Le pape condamne ceux qui « prétendent que le peuple jouit d’un véritable pouvoir sacerdotal, et que le prêtre agit comme un fonctionnaire délégué par la communauté ». Certains vont jusqu’à parler de concélébration – comme le faisait Jungmann. Il insiste fortement encore sur cette place du prêtre « ministre du Christ, inférieur au Christ, mais supérieur au peuple ». Il termine ainsi : « Le peuple, ne jouant nullement le rôle du divin Rédempteur, et n’étant pas conciliateur entre lui-même et Dieu, ne peut en aucune manière jouir du droit sacerdotal ». 

Dans cette ligne, il réprouve ceux qui rejettent les messes privées et sans assistance. De telles messes sont célébrées par l’Eglise tout entière, que les fidèles y assistent ou non. Cette erreur reviendra elle aussi en force après le Concile. Elle a d’ailleurs fait le lit de la concélébration. 

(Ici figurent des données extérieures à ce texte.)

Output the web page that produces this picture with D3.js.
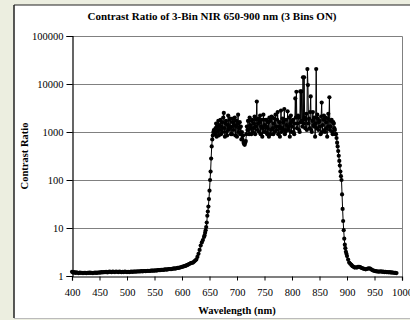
<!DOCTYPE html>
<html>
<head>
<meta charset="utf-8">
<script src="https://cdn.jsdelivr.net/npm/d3@7"></script>
<style>
  html, body { margin: 0; padding: 0; background: #eceee0; }
  svg { display: block; }
  text { font-family: "Liberation Serif", "Times New Roman", serif; fill: #000; }
</style>
</head>
<body>
<svg id="chart" width="410" height="320"></svg>
<script>
// wavelength in nm (2 nm steps outside the band, 1 nm steps across it)
var wavelength = [
    400, 402, 404, 406, 408, 410, 412, 414, 416, 418,
    420, 422, 424, 426, 428, 430, 432, 434, 436, 438,
    440, 442, 444, 446, 448, 450, 452, 454, 456, 458,
    460, 462, 464, 466, 468, 470, 472, 474, 476, 478,
    480, 482, 484, 486, 488, 490, 492, 494, 496, 498,
    500, 502, 504, 506, 508, 510, 512, 514, 516, 518,
    520, 522, 524, 526, 528, 530, 532, 534, 536, 538,
    540, 542, 544, 546, 548, 550, 552, 554, 556, 558,
    560, 562, 564, 566, 568, 570, 572, 574, 576, 578,
    580, 582, 584, 586, 588, 590, 592, 594, 596, 598,
    600, 602, 604, 606, 608, 610, 612, 614, 616, 618,
    620, 622, 624, 626, 628, 630, 632, 634, 636, 638,
    640, 641, 642, 643, 644, 645, 646, 647, 648, 649,
    650, 651, 652, 653, 654, 655, 656, 657, 658, 659,
    660, 661, 662, 663, 664, 665, 666, 667, 668, 669,
    670, 671, 672, 673, 674, 675, 676, 677, 678, 679,
    680, 681, 682, 683, 684, 685, 686, 687, 688, 689,
    690, 691, 692, 693, 694, 695, 696, 697, 698, 699,
    700, 701, 702, 703, 704, 705, 706, 707, 708, 709,
    710, 711, 712, 713, 714, 715, 716, 717, 718, 719,
    720, 721, 722, 723, 724, 725, 726, 727, 728, 729,
    730, 731, 732, 733, 734, 735, 736, 737, 738, 739,
    740, 741, 742, 743, 744, 745, 746, 747, 748, 749,
    750, 751, 752, 753, 754, 755, 756, 757, 758, 759,
    760, 761, 762, 763, 764, 765, 766, 767, 768, 769,
    770, 771, 772, 773, 774, 775, 776, 777, 778, 779,
    780, 781, 782, 783, 784, 785, 786, 787, 788, 789,
    790, 791, 792, 793, 794, 795, 796, 797, 798, 799,
    800, 801, 802, 803, 804, 805, 806, 807, 808, 809,
    810, 811, 812, 813, 814, 815, 816, 817, 818, 819,
    820, 821, 822, 823, 824, 825, 826, 827, 828, 829,
    830, 831, 832, 833, 834, 835, 836, 837, 838, 839,
    840, 841, 842, 843, 844, 845, 846, 847, 848, 849,
    850, 851, 852, 853, 854, 855, 856, 857, 858, 859,
    860, 861, 862, 863, 864, 865, 866, 867, 868, 869,
    870, 871, 872, 873, 874, 875, 876, 877, 878, 879,
    880, 881, 882, 883, 884, 885, 886, 887, 888, 889,
    890, 891, 892, 893, 894, 895, 896, 897, 898, 899,
    900, 902, 904, 906, 908, 910, 912, 914, 916, 918,
    920, 922, 924, 926, 928, 930, 932, 934, 936, 938,
    940, 942, 944, 946, 948, 950, 952, 954, 956, 958,
    960, 962, 964, 966, 968, 970, 972, 974, 976, 978,
    980, 982, 984, 986, 988, 990
];

// contrast ratio, one value per wavelength above
var contrastRatio = [
    1.22, 1.18, 1.20, 1.16, 1.19, 1.17, 1.15, 1.18, 1.16, 1.17,
    1.15, 1.17, 1.16, 1.15, 1.17, 1.16, 1.18, 1.16, 1.17, 1.15,
    1.17, 1.18, 1.16, 1.18, 1.17, 1.19, 1.18, 1.20, 1.19, 1.21,
    1.20, 1.22, 1.19, 1.21, 1.23, 1.22, 1.20, 1.23, 1.22, 1.21,
    1.24, 1.22, 1.21, 1.23, 1.22, 1.20, 1.22, 1.21, 1.23, 1.22,
    1.21, 1.22, 1.21, 1.22, 1.23, 1.22, 1.23, 1.24, 1.23, 1.24,
    1.25, 1.24, 1.25, 1.26, 1.25, 1.26, 1.27, 1.26, 1.27, 1.28,
    1.27, 1.28, 1.29, 1.30, 1.29, 1.30, 1.31, 1.30, 1.32, 1.33,
    1.32, 1.34, 1.35, 1.34, 1.36, 1.37, 1.36, 1.38, 1.39, 1.40,
    1.39, 1.41, 1.42, 1.44, 1.43, 1.45, 1.47, 1.48, 1.50, 1.52,
    1.55, 1.57, 1.60, 1.62, 1.66, 1.70, 1.75, 1.80, 1.86, 1.88,
    1.9, 2.0, 2.1, 2.2, 2.5, 2.9, 3.5, 4.3, 5.0, 5.6,
    6.5, 7.0, 8.0, 9.0, 10.5, 13, 18, 22, 28, 40,
    60, 100, 150, 280, 500, 700, 850, 1000, 1100, 1000,
    900, 1200, 1500, 800, 1300, 1000, 1700, 850, 1400, 1100,
    1800, 900, 1300, 1600, 1000, 2000, 2500, 1200, 800, 1500,
    1700, 1000, 850, 1400, 2200, 1100, 1200, 1800, 1900, 900,
    1300, 900, 1600, 1900, 1100, 1400, 2000, 850, 1300, 1700,
    800, 1500, 2300, 1000, 1200, 1600, 900, 1300, 700, 1000,
    700, 850, 600, 560, 540, 600, 650, 900, 1300, 1100,
    1700, 1100, 900, 2000, 1400, 1200, 900, 1700, 1800, 1000,
    1200, 1500, 2100, 900, 1300, 1800, 4300, 1100, 1500, 1900,
    1000, 1600, 2200, 900, 1300, 1800, 800, 1200, 2300, 1000,
    1400, 1800, 1000, 1300, 1800, 900, 1200, 1600, 800, 2000,
    1700, 900, 1100, 2100, 2000, 1200, 900, 1500, 1900, 1000,
    2300, 1300, 1100, 1800, 2600, 900, 1300, 1600, 800, 1200,
    2800, 1000, 1200, 1900, 1600, 1100, 3000, 900, 1000, 1800,
    1400, 1100, 2700, 1300, 1100, 2000, 800, 1500, 2200, 1000,
    1300, 1700, 1800, 1000, 900, 1500, 5000, 2000, 6900, 1200,
    1500, 2200, 2000, 1100, 1000, 7000, 1600, 7000, 1700, 1300,
    13800, 1500, 13800, 2000, 1200, 1800, 2400, 1100, 20500, 9500,
    1500, 1900, 1200, 2600, 5500, 1100, 1000, 1700, 2600, 1400,
    1300, 2000, 800, 1500, 20500, 1200, 2300, 1900, 1100, 1600,
    1700, 1300, 900, 2100, 4100, 1000, 1400, 1800, 2200, 1100,
    1000, 2000, 1600, 1200, 800, 1900, 2400, 1300, 5300, 1100,
    1300, 1700, 1800, 1000, 900, 1600, 1500, 1200, 1100, 900,
    900, 750, 600, 500, 400, 320, 250, 200, 150, 120,
    100, 50, 25, 14, 9, 6, 4.5, 3.8, 3.2, 2.9,
    2.6, 2.2, 1.9, 1.8, 1.7, 1.6, 1.55, 1.5, 1.52, 1.5,
    1.55, 1.56, 1.53, 1.48, 1.45, 1.42, 1.40, 1.38, 1.40, 1.43,
    1.45, 1.42, 1.38, 1.33, 1.30, 1.28, 1.26, 1.25, 1.24, 1.23,
    1.24, 1.25, 1.22, 1.23, 1.21, 1.22, 1.20, 1.21, 1.19, 1.20,
    1.18, 1.19, 1.17, 1.17, 1.16, 1.15
];

var xTicks = [400, 450, 500, 550, 600, 650, 700, 750, 800, 850, 900, 950, 1000];
var yTicks = [1, 10, 100, 1000, 10000, 100000];
var gridValues = [10, 100, 1000, 10000];

var svg = d3.select("#chart");
var margin = { top: 36, right: 8, bottom: 44, left: 72 };
var plotRight = 402, plotBottom = 276;

// white chart panel with inset border
svg.append("rect")
    .attr("x", 14).attr("y", 5)
    .attr("width", 400).attr("height", 313)
    .attr("fill", "#fff");
svg.append("line").attr("x1", 14).attr("x2", 14).attr("y1", 5).attr("y2", 318)
    .attr("stroke", "#222").attr("stroke-width", 1.5);
svg.append("line").attr("x1", 14).attr("x2", 410).attr("y1", 5).attr("y2", 5)
    .attr("stroke", "#222").attr("stroke-width", 1.2);
svg.append("line").attr("x1", 14).attr("x2", 410).attr("y1", 318.5).attr("y2", 318.5)
    .attr("stroke", "#bbb").attr("stroke-width", 1);

var xScale = d3.scaleLinear().domain([400, 1000]).range([margin.left, plotRight]);
var yScale = d3.scaleLog().domain([1, 100000]).range([plotBottom, margin.top]);

// gridlines
svg.append("g").selectAll("line").data(gridValues).enter().append("line")
    .attr("x1", margin.left).attr("x2", plotRight)
    .attr("y1", function (d) { return Math.round(yScale(d)) + 0.5; })
    .attr("y2", function (d) { return Math.round(yScale(d)) + 0.5; })
    .attr("stroke", "#808080").attr("stroke-width", 1);

// plot frame (top and right)
svg.append("path")
    .attr("d", "M" + margin.left + "," + (margin.top + 0.5) + "H" + (plotRight + 0.5) + "V" + plotBottom)
    .attr("fill", "none").attr("stroke", "#808080").attr("stroke-width", 1);

// data
var points = wavelength.map(function (w, i) { return { x: w, y: contrastRatio[i] }; });

var line = d3.line()
    .x(function (d) { return xScale(d.x); })
    .y(function (d) { return yScale(d.y); });

svg.append("path").datum(points)
    .attr("d", line)
    .attr("fill", "none")
    .attr("stroke", "#000")
    .attr("stroke-width", 1);

svg.append("g").selectAll("circle").data(points).enter().append("circle")
    .attr("cx", function (d) { return xScale(d.x); })
    .attr("cy", function (d) { return yScale(d.y); })
    .attr("r", 2.1)
    .attr("fill", "#000");

// axes
var yAxis = d3.axisLeft(yScale).tickValues(yTicks).tickFormat(d3.format("d")).tickSize(6).tickPadding(3);
var gy = svg.append("g").attr("transform", "translate(" + (margin.left + 0.5) + ",0)").call(yAxis);
var xAxis = d3.axisBottom(xScale).tickValues(xTicks).tickFormat(d3.format("d")).tickSize(4).tickPadding(8);
var gx = svg.append("g").attr("transform", "translate(0," + (plotBottom + 0.5) + ")").call(xAxis);

[gx, gy].forEach(function (g)
{
    g.select(".domain").attr("stroke", "#000").attr("stroke-width", 1.2);
    g.selectAll(".tick line").attr("stroke", "#000");
    g.selectAll(".tick text").style("font-family", "'Liberation Serif', serif").style("font-size", "10.5px").attr("fill", "#000");
});

// titles
svg.append("text")
    .attr("x", 212).attr("y", 20)
    .attr("text-anchor", "middle")
    .style("font-size", "11px").style("font-weight", "bold")
    .text("Contrast Ratio of 3-Bin NIR 650-900 nm (3 Bins ON)");

svg.append("text")
    .attr("x", 237).attr("y", 314)
    .attr("text-anchor", "middle")
    .style("font-size", "10.5px").style("font-weight", "bold")
    .text("Wavelength (nm)");

svg.append("text")
    .attr("transform", "translate(28,156) rotate(-90)")
    .attr("text-anchor", "middle")
    .style("font-size", "10.5px").style("font-weight", "bold")
    .text("Contrast Ratio");
</script>
</body>
</html>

Une dernière erreur est enfin rejetée, celle qui prétend séparer le Christ historique du Christ liturgique ou encore pneumatique et glorifié. Cette distinction est gravement fautive. Elle nie que le Christ présent dans la Sainte Eucharistie soit identiquement le même que celui qui s’est incarné, a vécu parmi nous, est mort, est ressuscité et monté au ciel. Il ne peut y avoir de distinction sans nier la réalité de l’Incarnation. 

La réception de l’encyclique

Les commentaires dans les revues liturgiques de l’époque furent innombrables et enthousiastes. Les fauteurs du Mouvement liturgique qui étaient visés ne furent pas en reste, mais ils évitèrent avec soin de relever ce qui les condamnait. 

Malheureusement, ils furent soutenus secrètement par des personnages bien placés, comme Mgr Annibal Bugnini, bientôt secrétaire de la congrégation des rites qui pouvait dire à l’un d’eux : « J’admire ce que vous faites, mais le plus grand service que je puisse vous rendre est de ne jamais dire à Rome un mot de tout ce que je viens d’entendre ». Il avait déjà bien entamé son œuvre de démolition de la liturgie en trahissant les autorités de l’Eglise.